New Undersea Volcano Eruptions Possible Off Oregon Coast
(Newport, Oregon) – The Oregon coastline may have a new volcano.
This one is underwater and some 250 miles offshore, lurking in an area known as the Axial Seamount that has been studied for years by scientists from the Hatfield Marine Science Center in Newport and many others.
Scientists picked up a swarm of underwater quake activity starting last Friday, where thousands of tiny events shook the Axial, while the seafloor actually dropped nearly eight feet. This, say scientists, is generally a sign magma is moving updwards through the Earth. Beneath the Axial lies a reservoir of the hot stuff, but researchers say it's still too early to tell what exactly has happened out there.
Two scientists have already correctly predicted one eruption that occurred in 2011, and this one was even more exact. Geologists Bill Chadwick of Oregon State University and Scott Nooner of the University of North Carolina Wilmington forecast last September that another eruption would hit in 2015.
The first time around, Nooner predicted in 2006 that an eruption would happen by 2014.
Nooner and Chadwick based these predictions on their own previous research, which has been funded by the National Science Foundation (NSF) and the National Oceanic and Atmospheric Administration (NOAA).
Chadwick said it's possible all the current activity is the result of a large intrusion of magma that hasn't reached the surface yet.
“There are some hints that lava did erupt, but we may not know for sure until we can get out there with a ship,” he said.
Whatever happened, none of the eruptions pose any threat to the Oregon coast. Quakes at the Axial Seamount and any resultant movements of the seafloor are small, thus posing no risk of a tsunami generated from below.
Axial Seamount has long proven an ideal laboratory, with a close proximity to central Oregon coast docks and a unique structure. It's also sitting on thin ocean crust, giving it a “plumbing system” not as complex as most volcanoes, Chadwick said.
“Thus Axial can give us insights into how volcano magma systems work – and how eruptions might be predicted,” Chadwick said.
The area sits on the Juan de Fuca Ridge, where two tectonic plates are separating. The Pacific Plate is moving to the west and the Juan de Fuca plate is moving to the east.
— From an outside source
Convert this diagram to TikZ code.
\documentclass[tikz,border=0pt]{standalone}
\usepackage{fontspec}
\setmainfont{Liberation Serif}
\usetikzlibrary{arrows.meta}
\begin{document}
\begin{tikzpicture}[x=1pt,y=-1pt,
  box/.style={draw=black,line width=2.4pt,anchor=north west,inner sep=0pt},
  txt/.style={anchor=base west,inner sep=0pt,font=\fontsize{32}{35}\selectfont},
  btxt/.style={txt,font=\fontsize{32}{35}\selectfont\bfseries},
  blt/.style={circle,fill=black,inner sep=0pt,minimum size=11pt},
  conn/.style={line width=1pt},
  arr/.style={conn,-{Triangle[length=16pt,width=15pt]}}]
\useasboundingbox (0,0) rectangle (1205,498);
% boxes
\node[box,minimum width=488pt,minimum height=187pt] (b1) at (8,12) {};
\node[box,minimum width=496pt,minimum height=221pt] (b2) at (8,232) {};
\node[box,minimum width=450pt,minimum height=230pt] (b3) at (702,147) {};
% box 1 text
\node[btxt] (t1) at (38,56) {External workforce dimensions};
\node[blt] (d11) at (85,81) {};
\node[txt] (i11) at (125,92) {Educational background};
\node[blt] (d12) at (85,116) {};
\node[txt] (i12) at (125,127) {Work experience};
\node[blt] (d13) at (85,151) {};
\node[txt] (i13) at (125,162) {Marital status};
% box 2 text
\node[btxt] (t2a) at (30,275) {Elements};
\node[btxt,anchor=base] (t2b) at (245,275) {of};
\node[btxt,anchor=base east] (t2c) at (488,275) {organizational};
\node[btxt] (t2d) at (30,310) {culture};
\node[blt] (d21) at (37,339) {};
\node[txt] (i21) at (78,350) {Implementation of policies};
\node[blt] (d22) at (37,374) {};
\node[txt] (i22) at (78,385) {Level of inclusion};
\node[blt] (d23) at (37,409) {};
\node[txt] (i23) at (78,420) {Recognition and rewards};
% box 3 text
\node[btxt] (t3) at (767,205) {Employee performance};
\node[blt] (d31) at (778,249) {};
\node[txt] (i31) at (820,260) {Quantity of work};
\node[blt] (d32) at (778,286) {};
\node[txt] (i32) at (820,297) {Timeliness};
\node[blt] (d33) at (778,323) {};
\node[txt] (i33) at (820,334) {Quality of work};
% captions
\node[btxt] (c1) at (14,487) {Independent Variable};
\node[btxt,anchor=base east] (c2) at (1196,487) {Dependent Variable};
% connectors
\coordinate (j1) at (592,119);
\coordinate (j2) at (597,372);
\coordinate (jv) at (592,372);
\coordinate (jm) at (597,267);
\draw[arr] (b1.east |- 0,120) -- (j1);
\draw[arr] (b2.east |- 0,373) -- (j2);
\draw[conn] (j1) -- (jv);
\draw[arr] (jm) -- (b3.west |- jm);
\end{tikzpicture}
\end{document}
As the plates separate, magma that is generated in the Earth’s mantle rises up and erupts on the seafloor to create new ocean crust.
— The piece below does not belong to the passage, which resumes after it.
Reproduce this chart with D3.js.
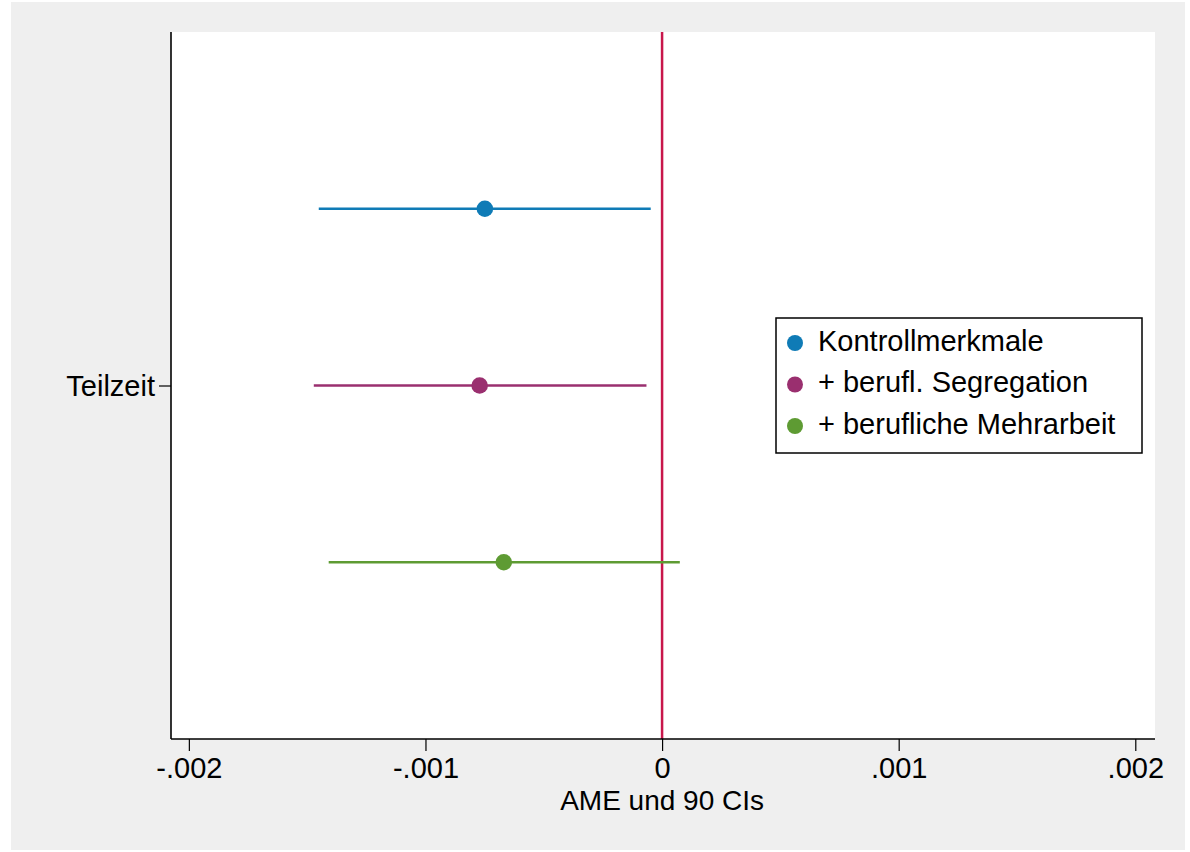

In an article earlier this year on Oregon Coast Beach Connection, Chadwick said volcanoes are notoriously difficult to forecast, so monitoring Axial Seamount and its quirks is of high importance. Referring to an earlier eruption, Chadwick noted how deep sea warm water vents change and thus can alter the environment there.
"When eruptions like this occur, a huge amount of heat comes out of the sea floor, the chemistry of sea floor hot springs is changed, and pre-existing vent biological communities are destroyed and new ones form. Some species are only found right after eruptions, so it is a unique opportunity to study them," Chadwick said.
Next up: Chadwick and Nooner will head back to Axial in late summer to gather more data, but other researchers may visit sooner. Scientists still need to confirm the eruption and then measure the volume of lava moving through the area.